Find the Minimum Cost Array Permutation

Find the Minimum Cost Array Permutation

What is this problem about?

The Find the Minimum Cost Array Permutation interview question asks you to find a permutation $P$ of the integers $[0, n-1]$ such that a specific cost function is minimized. The cost is usually defined as the sum of $|P[i] - nums[P[i+1]]|$ for all $i$, wrapping around the array. You also need to return the lexicographically smallest permutation that achieves this minimum cost. Note that $P[0]$ can always be fixed to 0 to simplify the search.

Why is this asked in interviews?

Google uses this "Hard" problem to test mastery of Dynamic Programming with Bitmasks and the Traveling Salesperson Problem (TSP) logic. The permutation is essentially a path through all numbers, and the cost depends on the transition between adjacent elements. It evaluations whether you can optimize a factorial $O(N!)$ search into an exponential $O(2^N imes N^2)$ one.

Algorithmic pattern used

This is a Bitmask Dynamic Programming problem.

1. State: dp[mask][last_val] is the minimum cost to have visited the set of numbers in mask, with last_val being the most recent addition.
2. Transition: For each number next_val not in the mask:
   • dp[mask | (1 << next_val)][next_val] = min(..., dp[mask][last_val] + cost(last_val, next_val)).
3. Lexicographical Order: Since you need the smallest permutation, when transitions result in the same minimum cost, always pick the smaller next_val.
4. Reconstruction: Use a parent or choice table to reconstruct the path from the DP table.

Example explanation

$n=3, P[0]=0$ fixed. Possible permutations: [0, 1, 2] and [0, 2, 1].

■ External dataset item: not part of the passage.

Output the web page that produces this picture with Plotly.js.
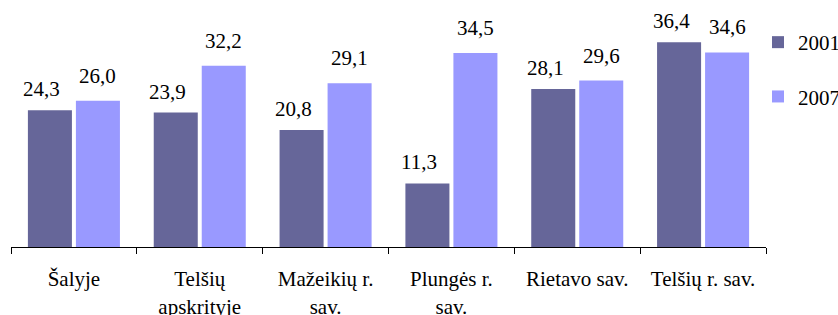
<!DOCTYPE html>
<html>
<head>
<meta charset="utf-8">
<script src="https://cdn.plot.ly/plotly-3.0.1.min.js"></script>
<style>
html,body{margin:0;padding:0;background:#fff;}
#chart{width:838px;height:315px;}
#chart svg text{font-family:"Liberation Serif", serif !important;}
</style>
</head>
<body>
<div id="chart"></div>
<script>
const categories = ["Šalyje", "Telšių<br>apskrityje", "Mažeikių r.<br>sav.", "Plungės r.<br>sav.", "Rietavo sav.", "Telšių r. sav."];
const series2001 = [24.3, 23.9, 20.8, 11.3, 28.1, 36.4];
const series2007 = [26.0, 32.2, 29.1, 34.5, 29.6, 34.6];
const seriesNames = ["2001", "2007"];

const FONT = "Liberation Serif";
const FSIZE = 21;
const fmt = v => v.toFixed(1).replace('.', ',');

const traces = [
  {type: 'bar', name: seriesNames[0], x: categories, y: series2001,
   marker: {color: '#666699'}, legendgroup: 'a', hoverinfo: 'none'},
  {type: 'bar', name: seriesNames[1], x: categories, y: series2007,
   marker: {color: '#9999FF'}, legendgroup: 'b', hoverinfo: 'none'}
];

const annotations = [];
categories.forEach((c, i) => {
  annotations.push({x: c, y: series2001[i], xref: 'x', yref: 'y', text: fmt(series2001[i]),
    showarrow: false, yanchor: 'bottom', xshift: -32, yshift: 7,
    font: {family: FONT, size: FSIZE, color: '#000'}});
  annotations.push({x: c, y: series2007[i], xref: 'x', yref: 'y', text: fmt(series2007[i]),
    showarrow: false, yanchor: 'bottom', xshift: 24, yshift: 11,
    font: {family: FONT, size: FSIZE, color: '#000'}});
});

const layout = {
  width: 838, height: 315,
  margin: {l: 11, r: 72, t: 22, b: 68, pad: 0, autoexpand: false},
  paper_bgcolor: '#fff', plot_bgcolor: '#fff',
  barmode: 'group', bargap: 0.237, bargroupgap: 0.083,
  font: {family: FONT, size: FSIZE, color: '#000'},
  xaxis: {
    type: 'category', showline: true, linecolor: '#000', linewidth: 1,
    ticks: 'outside', tickson: 'boundaries', ticklen: 6, tickcolor: '#000', tickwidth: 1,
    tickfont: {family: FONT, size: FSIZE, color: '#000'}, showgrid: false, zeroline: false,
    fixedrange: true, automargin: false, ticklabelstandoff: 13
  },
  yaxis: {range: [0, 40], visible: false, showgrid: false, zeroline: false, fixedrange: true},
  showlegend: true,
  legend: {x: 1.0, xanchor: 'left', y: 1.0, yanchor: 'top', traceorder: 'grouped', indentation: -8,
    tracegroupgap: 24, font: {family: FONT, size: FSIZE, color: '#000'}, bgcolor: 'rgba(0,0,0,0)'},
  annotations: annotations
};

Plotly.newPlot('chart', traces, layout, {staticPlot: true});
</script>
</body>
</html>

1. Cost([0, 1, 2]) = $|0 - nums[1]| + |1 - nums[2]| + |2 - nums[0]|$.
2. Cost([0, 2, 1]) = $|0 - nums[2]| + |2 - nums[1]| + |1 - nums[0]|$. The DP explores all $2^n$ subsets to find the minimum.

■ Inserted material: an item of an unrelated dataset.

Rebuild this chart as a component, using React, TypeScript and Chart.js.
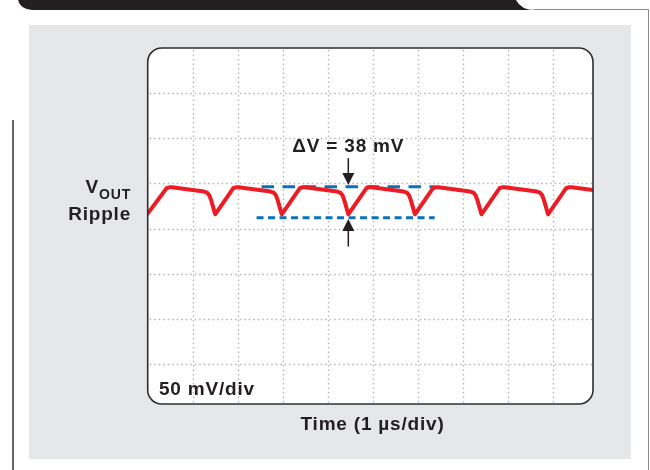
import React, { useEffect, useRef } from "react";
import { Chart, registerables } from "chart.js";

Chart.register(...registerables);

// ---- data (time in µs, ripple in mV, 0 mV = screen centre) ----
const timeUs = [
  0.0, 0.42, 0.48, 0.54,
  1.25, 1.32, 1.37, 1.41, 1.45, 1.5, 1.9, 1.96, 2.02,
  2.73, 2.8, 2.85, 2.89, 2.93, 2.98, 3.38, 3.44, 3.5,
  4.21, 4.28, 4.33, 4.37, 4.41, 4.46, 4.86, 4.92, 4.98,
  5.69, 5.76, 5.81, 5.85, 5.89, 5.94, 6.34, 6.4, 6.46,
  7.17, 7.24, 7.29, 7.33, 7.37, 7.42, 7.82, 7.88, 7.94,
  8.65, 8.72, 8.77, 8.81, 8.85, 8.9, 9.3, 9.36, 9.42,
  9.9,
];
const rippleMv = [
  16.5, 44.6, 45.6, 45.7,
  41.0, 39.8, 36.8, 31.5, 24.5, 15.8, 44.6, 45.6, 45.7,
  41.0, 39.8, 36.8, 31.5, 24.5, 15.8, 44.6, 45.6, 45.7,
  41.0, 39.8, 36.8, 31.5, 24.5, 15.8, 44.6, 45.6, 45.7,
  41.0, 39.8, 36.8, 31.5, 24.5, 15.8, 44.6, 45.6, 45.7,
  41.0, 39.8, 36.8, 31.5, 24.5, 15.8, 44.6, 45.6, 45.7,
  41.0, 39.8, 36.8, 31.5, 24.5, 15.8, 44.6, 45.6, 45.7,
  42.6,
];
const peakLineUs = [2.53, 6.38];
const peakLineMv = [46.4, 46.4];
const troughLineUs = [2.42, 6.38];
const troughLineMv = [12.0, 12.0];

const xGridUs = [1, 2, 3, 4, 5, 6, 7, 8, 9];
const yGridMv = [-150, -100, -50, 0, 50, 100, 150];
const xRangeUs = [0, 9.9];
const yRangeMv = [-194.4, 200];

const arrowUs = 4.46;
const downArrowMv = [78, 48.2];
const upArrowMv = [-20, 10.6];

const deltaLabel = "\u0394V = 38 mV";
const yLabelMain = "V";
const yLabelSub = "OUT";
const yLabelLine2 = "Ripple";
const scaleLabel = "50 mV/div";
const xTitle = "Time (1 \u00B5s/div)";

const FONT = '"Liberation Sans", Arial, Helvetica, sans-serif';
const TEXT = "#231f20";

function roundRect(ctx: CanvasRenderingContext2D, x: number, y: number, w: number, h: number, r: number) {
  ctx.beginPath();
  ctx.moveTo(x + r, y);
  ctx.lineTo(x + w - r, y);
  ctx.arcTo(x + w, y, x + w, y + r, r);
  ctx.lineTo(x + w, y + h - r);
  ctx.arcTo(x + w, y + h, x + w - r, y + h, r);
  ctx.lineTo(x + r, y + h);
  ctx.arcTo(x, y + h, x, y + h - r, r);
  ctx.lineTo(x, y + r);
  ctx.arcTo(x, y, x + r, y, r);
  ctx.closePath();
}

function arrow(ctx: CanvasRenderingContext2D, x: number, yFrom: number, yTip: number) {
  const dir = yTip > yFrom ? 1 : -1;
  const headLen = 12;
  const headHalf = 6;
  ctx.save();
  ctx.strokeStyle = TEXT;
  ctx.fillStyle = TEXT;
  ctx.lineWidth = 1.5;
  ctx.beginPath();
  ctx.moveTo(x, yFrom);
  ctx.lineTo(x, yTip - dir * headLen);
  ctx.stroke();
  ctx.beginPath();
  ctx.moveTo(x, yTip);
  ctx.lineTo(x - headHalf, yTip - dir * headLen);
  ctx.lineTo(x + headHalf, yTip - dir * headLen);
  ctx.closePath();
  ctx.fill();
  ctx.restore();
}

const decor = {
  id: "decor",
  beforeDraw(chart: any) {
    const ctx: CanvasRenderingContext2D = chart.ctx;
    const { left, right, top, bottom } = chart.chartArea;
    const xs = chart.scales.x;
    const ys = chart.scales.y;
    ctx.save();
    ctx.fillStyle = "#ffffff";
    ctx.fillRect(0, 0, chart.width, chart.height);

    // header bar
    ctx.fillStyle = "#231f20";
    ctx.beginPath();
    ctx.moveTo(18, 0);
    ctx.lineTo(516, 0);
    ctx.quadraticCurveTo(521, 10, 535, 10);
    ctx.lineTo(32, 10);
    ctx.quadraticCurveTo(20, 9, 18, 0);
    ctx.closePath();
    ctx.fill();

    ctx.strokeStyle = "#8a8a8a";
    ctx.lineWidth = 1;
    ctx.beginPath();
    ctx.moveTo(534, 9.5);
    ctx.lineTo(648.5, 9.5);
    ctx.lineTo(648.5, 470);
    ctx.stroke();

    // left rule
    ctx.strokeStyle = "#666666";
    ctx.lineWidth = 2;
    ctx.beginPath();
    ctx.moveTo(13, 120);
    ctx.lineTo(13, 470);
    ctx.stroke();

    // gray panel
    ctx.fillStyle = "#e6e7e8";
    ctx.fillRect(29, 25, 602, 434);

    // plot face
    ctx.fillStyle = "#ffffff";
    roundRect(ctx, left, top, right - left, bottom - top, 14);
    ctx.fill();

    // dotted grid
    ctx.strokeStyle = "#b4b4b4";
    ctx.lineWidth = 1.3;
    ctx.setLineDash([1.5, 3]);
    for (const v of xGridUs) {
      const px = Math.round(xs.getPixelForValue(v)) + 0.5;
      ctx.beginPath();
      ctx.moveTo(px, top + 2);
      ctx.lineTo(px, bottom - 1);
      ctx.stroke();
    }
    for (const v of yGridMv) {
      const py = Math.round(ys.getPixelForValue(v)) + 0.5;
      ctx.beginPath();
      ctx.moveTo(left + 2, py);
      ctx.lineTo(right - 1, py);
      ctx.stroke();
    }
    ctx.restore();
  },
  afterDatasetsDraw(chart: any) {
    const ctx: CanvasRenderingContext2D = chart.ctx;
    const { left, right, top, bottom } = chart.chartArea;
    const xs = chart.scales.x;
    const ys = chart.scales.y;
    ctx.save();
    // border
    ctx.strokeStyle = "#2e2e2e";
    ctx.lineWidth = 1.6;
    roundRect(ctx, left, top, right - left, bottom - top, 14);
    ctx.stroke();

    // arrows
    const ax = xs.getPixelForValue(arrowUs);
    arrow(ctx, ax, ys.getPixelForValue(downArrowMv[0]), ys.getPixelForValue(downArrowMv[1]));
    arrow(ctx, ax, ys.getPixelForValue(upArrowMv[0]), ys.getPixelForValue(upArrowMv[1]));

    // texts
    ctx.fillStyle = TEXT;
    (ctx as any).letterSpacing = "0.8px";
    ctx.font = `bold 19px ${FONT}`;
    ctx.textBaseline = "alphabetic";

    ctx.textAlign = "center";
    ctx.fillText(deltaLabel, ax, 151.7);

    ctx.textAlign = "left";
    ctx.fillText(scaleLabel, 159, 395);

    ctx.textAlign = "center";
    ctx.fillText(xTitle, 372.5, 429.5);

    ctx.textAlign = "right";
    ctx.fillText(yLabelLine2, 131, 219.5);

    ctx.font = `bold 14px ${FONT}`;
    const subW = ctx.measureText(yLabelSub).width;
    ctx.fillText(yLabelSub, 131, 199);
    ctx.font = `bold 19px ${FONT}`;
    ctx.fillText(yLabelMain, 131 - subW, 193.3);
    ctx.restore();
  },
};

export default function App() {
  const ref = useRef<HTMLCanvasElement | null>(null);
  useEffect(() => {
    if (!ref.current) return;
    const chart = new Chart(ref.current, {
      type: "line",
      data: {
        datasets: [
          {
            data: timeUs.map((t, i) => ({ x: t, y: rippleMv[i] })),
            borderColor: "#ed1c24",
            borderWidth: 4,
            pointRadius: 0,
            tension: 0,
            borderJoinStyle: "round",
            borderCapStyle: "round",
            order: 0,
          },
          {
            data: peakLineUs.map((t, i) => ({ x: t, y: peakLineMv[i] })),
            borderColor: "#0a72bb",
            borderWidth: 3,
            borderDash: [12.5, 8.5],
            pointRadius: 0,
            order: 1,
          },
          {
            data: troughLineUs.map((t, i) => ({ x: t, y: troughLineMv[i] })),
            borderColor: "#0a72bb",
            borderWidth: 3,
            borderDash: [7, 4.5],
            pointRadius: 0,
            order: 1,
          },
        ],
      },
      options: {
        responsive: false,
        animation: false,
        devicePixelRatio: 1,
        layout: { padding: { left: 147.7, right: 57, top: 48, bottom: 66 } },
        scales: {
          x: { type: "linear", min: xRangeUs[0], max: xRangeUs[1], display: false },
          y: { type: "linear", min: yRangeMv[0], max: yRangeMv[1], display: false },
        },
        plugins: { legend: { display: false }, tooltip: { enabled: false } },
      },
      plugins: [decor],
    } as any);
    return () => chart.destroy();
  }, []);
  return (
    <div style={{ position: "absolute", left: 0, top: 0, width: 650, height: 470 }}>
      <canvas ref={ref} width={650} height={470} style={{ width: 650, height: 470, display: "block" }} />
    </div>
  );
}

Common mistakes candidates make

• Brute Force: Using $O(N!)$ which is only feasible for $N \le 10$.
• Wrap-around: Forgetting to add the cost from the last element back to $P[0]$.
• Reconstruction error: Failing to correctly store the choices needed to build the permutation after the DP is complete.

Interview preparation tip

"Permutation of $N$ items" + "Cost depends on adjacent pairs" + "$N \le 20$" is the classic signature of Bitmask DP. Practice the TSP (Traveling Salesperson) problem as this is a direct variation of it.